▶ [What is asked]: Only the number is wanted: how many lines contain the word "chart"?

▶ [Data excerpt]:
◇ ◇ ◇ ◇
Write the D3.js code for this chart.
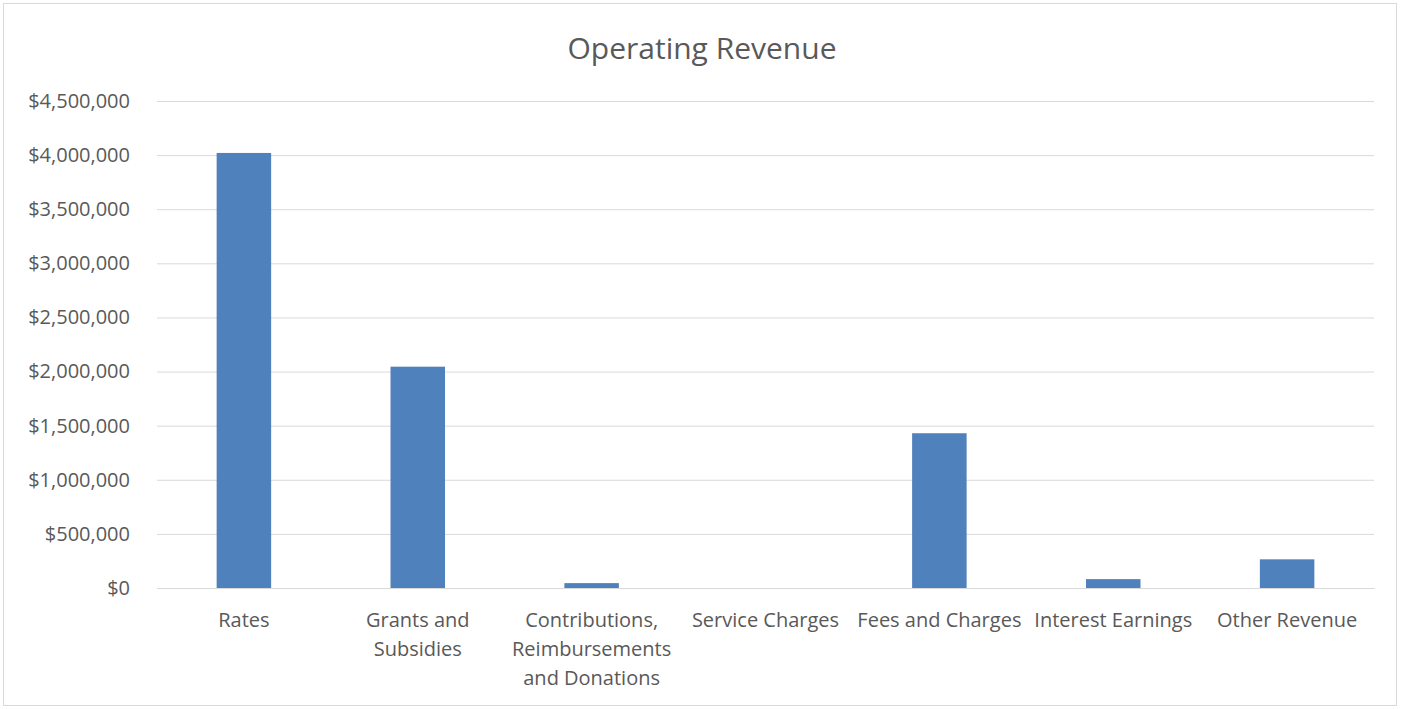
<!DOCTYPE html>
<html><head><meta charset="utf-8">
<script src="https://cdn.jsdelivr.net/npm/d3@7"></script>
<style>
html,body{margin:0;padding:0;background:#fff;}
svg{display:block;}
text{font-family:"Open Sans","Noto Sans",sans-serif;fill:#595959;}
</style></head>
<body>
<svg id="chart" width="1403" height="709"></svg>
<script>
const categories = ["Rates","Grants and Subsidies","Contributions, Reimbursements and Donations","Service Charges","Fees and Charges","Interest Earnings","Other Revenue"];
const categoryLines = [["Rates"],["Grants and","Subsidies"],["Contributions,","Reimbursements","and Donations"],["Service Charges"],["Fees and Charges"],["Interest Earnings"],["Other Revenue"]];
const values = [4020000, 2045000, 45000, 0, 1430000, 82000, 265000];
const yTicks = [0,500000,1000000,1500000,2000000,2500000,3000000,3500000,4000000,4500000];
const title = "Operating Revenue";

const svg = d3.select("#chart");
svg.append("rect").attr("x",3.5).attr("y",3.5).attr("width",1393).attr("height",702)
  .attr("fill","#fff").attr("stroke","#d9d9d9").attr("stroke-width",1);

const m = {left:157, right:1374, top:101, bottom:588};
const x = d3.scaleBand().domain(categories).range([m.left,m.right]).paddingInner(0.6865).paddingOuter(0.343);
const y = d3.scaleLinear().domain([0,4500000]).range([m.bottom,m.top]);

svg.append("text").attr("x",702).attr("y",59).attr("text-anchor","middle")
  .style("font-size","30px").text(title);

const fmt = v => "$" + d3.format(",")(v);
const yAxis = svg.append("g").attr("transform",`translate(${m.left},0)`)
  .call(d3.axisLeft(y).tickValues(yTicks).tickFormat(fmt).tickSize(-(m.right-m.left)).tickPadding(27));
yAxis.select(".domain").remove();
yAxis.selectAll(".tick line").attr("stroke","#d9d9d9").attr("stroke-width",1);
yAxis.selectAll(".tick text").style("font-size","20px").attr("fill","#595959");

svg.append("g").selectAll("rect").data(values).join("rect")
  .attr("x",(d,i)=>x(categories[i])).attr("width",x.bandwidth())
  .attr("y",d=>y(d)).attr("height",d=>y(0)-y(d)).attr("fill","#4f81bd");

const xAxis = svg.append("g").attr("transform",`translate(0,${m.bottom})`)
  .call(d3.axisBottom(x).tickSize(0).tickFormat(""));
xAxis.select(".domain").attr("stroke","#d9d9d9");
xAxis.selectAll(".tick").each(function(d,i){
  const t = d3.select(this).append("text").attr("text-anchor","middle").attr("y",39).style("font-size","20px").attr("fill","#595959");
  categoryLines[i].forEach((ln,j)=>{
    t.append("tspan").attr("x",0).attr("dy", j===0?0:29).text(ln);
  });
});
</script>
</body></html>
◇ ◇ ◇ ◇
▶ [Full output]: 3